• [DIRECTIONS FOR THIS TASK]: Nothing after the line with "const dottedTop = 1.836" belongs in the copy; extract the lines below from the top through that line, pictures left out.

• [COLLECTED DATA]:
_ _ _
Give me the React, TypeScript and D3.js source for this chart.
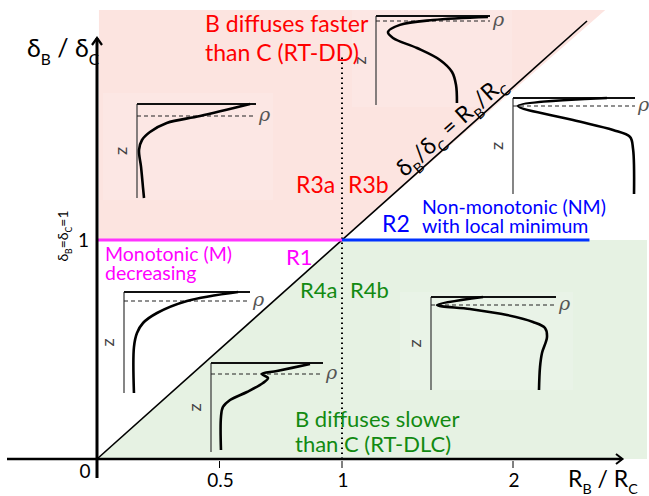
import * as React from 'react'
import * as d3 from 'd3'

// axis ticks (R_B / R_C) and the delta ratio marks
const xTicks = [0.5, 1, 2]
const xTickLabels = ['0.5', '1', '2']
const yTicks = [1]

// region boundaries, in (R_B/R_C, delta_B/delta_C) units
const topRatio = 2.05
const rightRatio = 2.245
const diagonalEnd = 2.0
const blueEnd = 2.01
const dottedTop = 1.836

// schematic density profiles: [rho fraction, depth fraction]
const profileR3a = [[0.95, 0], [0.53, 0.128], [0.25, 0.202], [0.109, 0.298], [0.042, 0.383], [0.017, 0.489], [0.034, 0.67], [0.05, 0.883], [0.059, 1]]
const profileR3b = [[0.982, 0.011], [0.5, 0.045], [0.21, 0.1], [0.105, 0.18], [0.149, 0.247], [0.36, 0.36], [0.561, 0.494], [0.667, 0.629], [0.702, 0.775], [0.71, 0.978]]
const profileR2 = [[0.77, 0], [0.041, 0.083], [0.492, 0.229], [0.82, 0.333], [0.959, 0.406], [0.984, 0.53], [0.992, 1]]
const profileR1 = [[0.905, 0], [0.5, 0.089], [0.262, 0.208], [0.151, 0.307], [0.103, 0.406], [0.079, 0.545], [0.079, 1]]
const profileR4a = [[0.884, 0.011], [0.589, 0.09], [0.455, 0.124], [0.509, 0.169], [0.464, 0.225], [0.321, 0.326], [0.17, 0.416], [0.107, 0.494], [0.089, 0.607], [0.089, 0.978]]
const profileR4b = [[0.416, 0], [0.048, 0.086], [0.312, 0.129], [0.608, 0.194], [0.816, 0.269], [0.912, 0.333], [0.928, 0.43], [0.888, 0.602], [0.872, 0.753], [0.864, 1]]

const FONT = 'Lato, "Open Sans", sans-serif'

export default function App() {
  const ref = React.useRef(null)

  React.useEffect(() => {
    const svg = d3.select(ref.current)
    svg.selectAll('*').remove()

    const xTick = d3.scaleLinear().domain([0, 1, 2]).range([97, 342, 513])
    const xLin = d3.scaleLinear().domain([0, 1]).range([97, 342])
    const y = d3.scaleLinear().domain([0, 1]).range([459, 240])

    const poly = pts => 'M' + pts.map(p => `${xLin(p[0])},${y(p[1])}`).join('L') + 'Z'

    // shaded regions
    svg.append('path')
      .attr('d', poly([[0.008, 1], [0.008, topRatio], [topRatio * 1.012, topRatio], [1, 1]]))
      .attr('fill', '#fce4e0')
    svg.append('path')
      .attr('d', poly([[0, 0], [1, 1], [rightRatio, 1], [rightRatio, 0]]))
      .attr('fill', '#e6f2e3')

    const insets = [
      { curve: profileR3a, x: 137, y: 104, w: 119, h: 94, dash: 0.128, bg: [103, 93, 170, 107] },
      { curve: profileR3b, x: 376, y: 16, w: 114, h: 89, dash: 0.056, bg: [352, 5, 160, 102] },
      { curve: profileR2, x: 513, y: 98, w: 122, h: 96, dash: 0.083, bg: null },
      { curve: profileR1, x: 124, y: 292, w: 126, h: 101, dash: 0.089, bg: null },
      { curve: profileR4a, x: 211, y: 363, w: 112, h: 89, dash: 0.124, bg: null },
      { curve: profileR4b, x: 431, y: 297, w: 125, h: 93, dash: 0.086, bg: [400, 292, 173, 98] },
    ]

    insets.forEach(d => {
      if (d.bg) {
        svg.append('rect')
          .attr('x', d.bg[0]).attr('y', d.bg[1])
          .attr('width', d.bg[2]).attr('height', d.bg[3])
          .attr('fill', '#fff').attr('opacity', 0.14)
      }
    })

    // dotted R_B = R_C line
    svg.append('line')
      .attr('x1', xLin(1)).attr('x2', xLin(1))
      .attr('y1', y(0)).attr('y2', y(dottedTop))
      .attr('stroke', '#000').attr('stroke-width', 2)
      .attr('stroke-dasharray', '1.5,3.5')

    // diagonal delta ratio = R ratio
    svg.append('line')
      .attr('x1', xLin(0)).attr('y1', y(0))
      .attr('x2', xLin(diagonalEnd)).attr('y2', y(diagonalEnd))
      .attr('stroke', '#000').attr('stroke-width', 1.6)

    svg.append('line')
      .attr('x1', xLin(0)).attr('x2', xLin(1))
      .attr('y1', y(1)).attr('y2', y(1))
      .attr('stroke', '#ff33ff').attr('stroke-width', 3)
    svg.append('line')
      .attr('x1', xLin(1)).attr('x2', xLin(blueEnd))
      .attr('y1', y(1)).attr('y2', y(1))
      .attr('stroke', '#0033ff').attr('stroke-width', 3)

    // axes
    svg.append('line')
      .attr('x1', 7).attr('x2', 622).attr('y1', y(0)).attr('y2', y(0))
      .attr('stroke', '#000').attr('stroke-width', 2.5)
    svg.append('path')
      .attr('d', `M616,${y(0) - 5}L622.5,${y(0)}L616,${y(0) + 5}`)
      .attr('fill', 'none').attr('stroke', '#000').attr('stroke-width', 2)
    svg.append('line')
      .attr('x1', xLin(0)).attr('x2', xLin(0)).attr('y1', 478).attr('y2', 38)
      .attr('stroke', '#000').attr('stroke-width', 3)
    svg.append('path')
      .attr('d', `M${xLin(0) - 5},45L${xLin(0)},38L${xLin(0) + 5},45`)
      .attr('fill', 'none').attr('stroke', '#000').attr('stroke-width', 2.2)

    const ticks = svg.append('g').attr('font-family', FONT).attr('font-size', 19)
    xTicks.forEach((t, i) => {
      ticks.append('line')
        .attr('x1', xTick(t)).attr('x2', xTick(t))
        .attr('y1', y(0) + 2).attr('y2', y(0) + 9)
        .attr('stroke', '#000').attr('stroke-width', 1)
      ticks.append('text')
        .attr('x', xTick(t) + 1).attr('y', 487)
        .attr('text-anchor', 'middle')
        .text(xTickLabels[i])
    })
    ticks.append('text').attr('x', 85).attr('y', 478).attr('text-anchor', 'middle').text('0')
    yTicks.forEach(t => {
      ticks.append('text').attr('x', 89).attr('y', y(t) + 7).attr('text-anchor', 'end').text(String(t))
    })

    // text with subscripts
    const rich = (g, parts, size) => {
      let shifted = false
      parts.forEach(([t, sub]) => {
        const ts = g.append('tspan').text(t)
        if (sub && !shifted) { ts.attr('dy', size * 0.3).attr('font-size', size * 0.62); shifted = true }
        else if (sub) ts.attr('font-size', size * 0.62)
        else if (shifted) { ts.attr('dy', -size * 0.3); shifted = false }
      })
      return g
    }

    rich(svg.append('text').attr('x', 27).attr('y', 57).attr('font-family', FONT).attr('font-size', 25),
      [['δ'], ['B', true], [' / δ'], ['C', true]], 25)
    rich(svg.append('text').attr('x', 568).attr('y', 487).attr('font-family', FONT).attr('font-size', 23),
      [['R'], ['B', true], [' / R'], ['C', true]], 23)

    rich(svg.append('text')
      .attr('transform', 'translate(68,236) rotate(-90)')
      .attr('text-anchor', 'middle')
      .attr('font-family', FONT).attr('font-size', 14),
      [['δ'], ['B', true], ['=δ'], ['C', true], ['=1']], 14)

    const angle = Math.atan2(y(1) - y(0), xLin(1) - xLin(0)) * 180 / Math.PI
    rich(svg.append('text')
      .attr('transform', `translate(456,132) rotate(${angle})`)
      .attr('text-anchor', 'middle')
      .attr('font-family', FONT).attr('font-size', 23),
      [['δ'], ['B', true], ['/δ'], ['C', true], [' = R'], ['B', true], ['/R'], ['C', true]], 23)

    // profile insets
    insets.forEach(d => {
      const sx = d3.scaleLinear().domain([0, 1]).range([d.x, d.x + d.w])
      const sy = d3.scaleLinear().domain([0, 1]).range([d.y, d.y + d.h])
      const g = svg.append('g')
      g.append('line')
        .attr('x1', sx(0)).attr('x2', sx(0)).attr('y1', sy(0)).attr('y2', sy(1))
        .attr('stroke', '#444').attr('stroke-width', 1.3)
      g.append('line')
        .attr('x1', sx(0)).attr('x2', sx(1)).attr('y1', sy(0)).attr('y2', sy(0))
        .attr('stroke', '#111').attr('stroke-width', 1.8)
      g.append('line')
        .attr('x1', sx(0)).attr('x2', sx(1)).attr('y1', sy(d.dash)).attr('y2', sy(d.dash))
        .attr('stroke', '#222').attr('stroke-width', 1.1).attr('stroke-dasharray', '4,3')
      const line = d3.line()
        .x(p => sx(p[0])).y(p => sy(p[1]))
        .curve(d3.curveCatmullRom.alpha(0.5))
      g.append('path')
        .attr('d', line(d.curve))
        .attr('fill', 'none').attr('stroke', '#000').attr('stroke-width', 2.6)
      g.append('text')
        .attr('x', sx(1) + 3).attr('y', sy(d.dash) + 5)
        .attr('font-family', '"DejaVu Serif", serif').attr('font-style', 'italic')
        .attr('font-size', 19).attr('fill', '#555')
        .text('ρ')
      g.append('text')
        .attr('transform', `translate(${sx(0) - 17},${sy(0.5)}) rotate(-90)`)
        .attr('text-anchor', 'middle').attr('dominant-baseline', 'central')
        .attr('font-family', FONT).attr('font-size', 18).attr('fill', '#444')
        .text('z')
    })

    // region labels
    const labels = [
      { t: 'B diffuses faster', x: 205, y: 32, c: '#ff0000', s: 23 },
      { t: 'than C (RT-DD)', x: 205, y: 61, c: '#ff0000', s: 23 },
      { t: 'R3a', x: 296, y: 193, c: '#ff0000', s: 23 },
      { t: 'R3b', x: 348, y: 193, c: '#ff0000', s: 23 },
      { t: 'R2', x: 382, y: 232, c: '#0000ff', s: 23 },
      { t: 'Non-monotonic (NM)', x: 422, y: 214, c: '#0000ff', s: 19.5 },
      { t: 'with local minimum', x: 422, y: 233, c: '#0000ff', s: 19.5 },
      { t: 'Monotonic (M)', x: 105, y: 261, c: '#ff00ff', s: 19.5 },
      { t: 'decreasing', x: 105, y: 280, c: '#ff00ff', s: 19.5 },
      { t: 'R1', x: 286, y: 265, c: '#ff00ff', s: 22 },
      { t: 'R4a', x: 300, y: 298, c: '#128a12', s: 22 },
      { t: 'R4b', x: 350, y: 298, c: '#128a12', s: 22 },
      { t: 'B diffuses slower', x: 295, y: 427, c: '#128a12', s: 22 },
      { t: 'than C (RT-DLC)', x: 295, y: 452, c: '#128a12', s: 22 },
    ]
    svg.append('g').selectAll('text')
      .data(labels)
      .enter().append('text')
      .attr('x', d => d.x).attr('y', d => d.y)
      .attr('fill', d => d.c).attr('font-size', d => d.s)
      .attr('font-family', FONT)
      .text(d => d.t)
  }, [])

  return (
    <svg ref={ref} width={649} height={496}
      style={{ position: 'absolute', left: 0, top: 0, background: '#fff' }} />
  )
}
_ _ _
• [REPLY]:
Give me the React, TypeScript and D3.js source for this chart.
import * as React from 'react'
import * as d3 from 'd3'

// axis ticks (R_B / R_C) and the delta ratio marks
const xTicks = [0.5, 1, 2]
const xTickLabels = ['0.5', '1', '2']
const yTicks = [1]

// region boundaries, in (R_B/R_C, delta_B/delta_C) units
const topRatio = 2.05
const rightRatio = 2.245
const diagonalEnd = 2.0
const blueEnd = 2.01
const dottedTop = 1.836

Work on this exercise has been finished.